Это возражение основано на неправильном освещении исторических обстоятельств. Совершенно бесспорно, что демократия в своем первоначальном осуществлении, и, особенно, во Франции, приняла однобокий, государственнический и централистский характер. Но весь вопрос в том и состоит, проистекал ли этот централизм от применения демократических принципов или от непреодоленной традиции монархического абсолютизма, поддержанной особыми историческими условиями (необходимость завершить борьбу с феодальными пережитками). Токвиль в своей известной работе прекрасно показал, как много элементов старого режима перешло в новый строй.

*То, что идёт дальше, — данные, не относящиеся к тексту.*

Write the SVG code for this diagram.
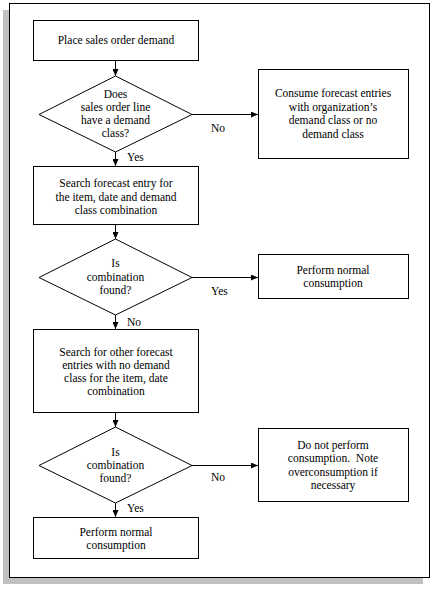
<svg xmlns="http://www.w3.org/2000/svg" width="433" height="589" viewBox="0 0 433 589">
<style>
.sh{fill:#c0c0c0}
.fr{fill:#fff;stroke:#000;stroke-width:1}
.n{fill:#fff;stroke:#000;stroke-width:1}
.c{stroke:#000;stroke-width:1;fill:none;marker-end:url(#ah)}
text{font-family:"Liberation Serif","Times New Roman",serif;font-size:11.5px;fill:#000;text-anchor:middle;white-space:pre}
.l{text-anchor:start}
</style>
<defs>
<marker id="ah" markerUnits="userSpaceOnUse" markerWidth="7" markerHeight="6" refX="7" refY="3" orient="auto">
<path d="M0,0 L7,3 L0,6 z" fill="#000"/>
</marker>
</defs>
<rect class="sh" x="3" y="10" width="420" height="574"/>
<rect class="fr" x="9.5" y="3.5" width="420" height="574"/>
<g id="connectors">
<line class="c" x1="115.5" y1="60" x2="115.5" y2="76"/>
<line class="c" x1="192" y1="114.5" x2="258" y2="114.5"/>
<line class="c" x1="115.5" y1="152" x2="115.5" y2="166"/>
<line class="c" x1="115.5" y1="225" x2="115.5" y2="239"/>
<line class="c" x1="192" y1="277.5" x2="258" y2="277.5"/>
<line class="c" x1="115.5" y1="315" x2="115.5" y2="329"/>
<line class="c" x1="115.5" y1="413" x2="115.5" y2="427"/>
<line class="c" x1="192" y1="465.5" x2="258" y2="465.5"/>
<line class="c" x1="115.5" y1="503" x2="115.5" y2="517"/>
<text class="l" x="211" y="132">No</text>
<text class="l" x="127" y="161">Yes</text>
<text class="l" x="211" y="295">Yes</text>
<text class="l" x="127" y="326">No</text>
<text class="l" x="211" y="481">No</text>
<text class="l" x="127" y="512">Yes</text>
</g>
<g id="n1">
<rect class="n" x="33.5" y="20.5" width="165" height="40"/>
<text x="116" y="44">Place sales order demand</text>
</g>
<g id="d1">
<polygon class="n" points="115.5,76 192,114.5 115.5,152 39,114.5"/>
<text x="115.5" y="98">Does</text>
<text x="115.5" y="111">sales order line</text>
<text x="115.5" y="124">have a demand</text>
<text x="115.5" y="137">class?</text>
</g>
<g id="n2">
<rect class="n" x="258.5" y="69.5" width="150" height="89"/>
<text x="333" y="97">Consume forecast entries</text>
<text x="333" y="110.5">with organization’s</text>
<text x="333" y="124">demand class or no</text>
<text x="333" y="137.5">demand class</text>
</g>
<g id="n3">
<rect class="n" x="33.5" y="166.5" width="165" height="58"/>
<text x="116" y="187">Search forecast entry for</text>
<text x="116" y="200.5">the item, date and demand</text>
<text x="116" y="214">class combination</text>
</g>
<g id="d2">
<polygon class="n" points="115.5,239 192,277.5 115.5,315 39,277.5"/>
<text x="115.5" y="267">Is</text>
<text x="115.5" y="280.5">combination</text>
<text x="115.5" y="294">found?</text>
</g>
<g id="n4">
<rect class="n" x="258.5" y="254.5" width="150" height="44"/>
<text x="333" y="273.5">Perform normal</text>
<text x="333" y="287">consumption</text>
</g>
<g id="n5">
<rect class="n" x="33.5" y="329.5" width="165" height="83"/>
<text x="116" y="356">Search for other forecast</text>
<text x="116" y="369">entries with no demand</text>
<text x="116" y="382">class for the item, date</text>
<text x="116" y="395">combination</text>
</g>
<g id="d3">
<polygon class="n" points="115.5,427 192,465.5 115.5,503 39,465.5"/>
<text x="115.5" y="455.5">Is</text>
<text x="115.5" y="469">combination</text>
<text x="115.5" y="482">found?</text>
</g>
<g id="n6">
<rect class="n" x="258.5" y="428.5" width="150" height="73"/>
<text x="333" y="449">Do not perform</text>
<text x="333" y="462">consumption.  Note</text>
<text x="333" y="475.5">overconsumption if</text>
<text x="333" y="489">necessary</text>
</g>
<g id="n7">
<rect class="n" x="33.5" y="517.5" width="165" height="41"/>
<text x="116" y="535.5">Perform normal</text>
<text x="116" y="549">consumption</text>
</g>
</svg>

Одним из таких элементов совершенно бесспорно была якобинская страсть к абсолютной централизации, в которой они были верными преемниками монархии. «La démocriatie régalienne» [королевская демократия. – фр.], как метко выразился один французский автор (М. Леруа) – и только она одна – связала себя враждой к децентрализации и общественному самоуправлению. Какие могут быть сомнения, что источник этой вражды в прилагательном «régalienne», а не в существительном «démocratie»! Достаточно напомнить, что федералистические тенденции были очень сильны в начале французской революции и на них впоследствии пыталась опереться Жиронда в своей борьбе с Горой. И самая идея «свободной общины», лежащая в основе автономной системы местного самоуправления, была впервые выдвинута на основе демократических принципов докладчиком Национального Собрания Туре и затем подробно развита Кондорсе. Федерализм и децентрализация несоизмеримо более соответствуют демократической идее, самоуправляющейся на основах свободы и равенства соборности, чем централизм и этатизм – это дурное наследие эпохи монархического абсолютизма.
Если некоторые демократические течения и идеологи (в частности, сам Ж.-Ж. Руссо) обнаружили противоположные тенденции, то это было не в согласии, а вопреки их демократическим принципам. Существенную роль здесь играло односторонне-индивидуалистическое обоснование демократии, приводившее к некоторому ее извращению. Именно через посредство механистического индивидуализма достигалось некоторое внешнее примирение между демократической идеологией и централистскими пережитками монархического абсолютизма. В индивидуалистической интерпретации соборность мыслилась как индивид в увеличенном размере, а ее самоуправление – как единая воля этого индивида, суммирующая права всех отдельных лиц. Вот почему становилось сравнительно легко сочетать самоуправляющуюся соборность с абсолютной концентрацией. Вдобавок само право толковалось чисто индивидуалистически, и не предусматривалось никаких других разновидностей права, кроме регулирующего отношения разобщенных центров («relation avec autrui» [отношений с другим. – фр.]). Поэтому принцип суверенитета права, с самого начала положенный в основу демократии, не приводил ко всем тем следствиям, которые можно было бы ожидать: он не выражал, не охватывал, не проникал собой соборную целостность, а лишь подчинял ее себе в форме единого властвующего субъекта. Чтобы демократия могла выявить все свои истинно демократические потенции, чтобы она могла изжить до конца монархическое наследие и перестать быть в какой бы то ни было степени «démocratie régalienne», чтобы она могла осуществить свою многопланность и универсальность и привести в равновесие государство и общество, – демократия должна быть очищена совершенно от индивидуалистических извращений. Для этого существенно важно преодолеть индивидуалистические предрассудки в правовой области, что должно будет привести к новому точному и исчерпывающему определению юридической природы демократии как суверенитета социального права. Этому определению мы и посвятим заключительную часть нашей статьи.
VII
Каждая группа, каждое соборное целое является источником нового объективного права и прямым участником возникающих на его основе отношений внутри себя самого. Будь это профессиональный союз или семья, клуб или фабрика, футбольная команда или акционерное общество, государство или лига наций, из самого факта определенного объединения проистекает новое право, обладающее некоторыми особыми свойствами. Если условиться это право, выводящее свою обязательность из нормативного факта любого соборного объединения, называть социальным правом, то ему логически необходимо будет противопоставить право, связанное с взаимоотношением разобщенных субъектов, – одного лица к другому, «relation avec autrui» – право индивидуальное. Каждая группа, внутри себя живущая на основе своего социального права, вовне может вступать в разобщенные отношения с другими группами или лицами (в том числе и с собственными сочленами) и здесь подчиняться индивидуальному правопорядку.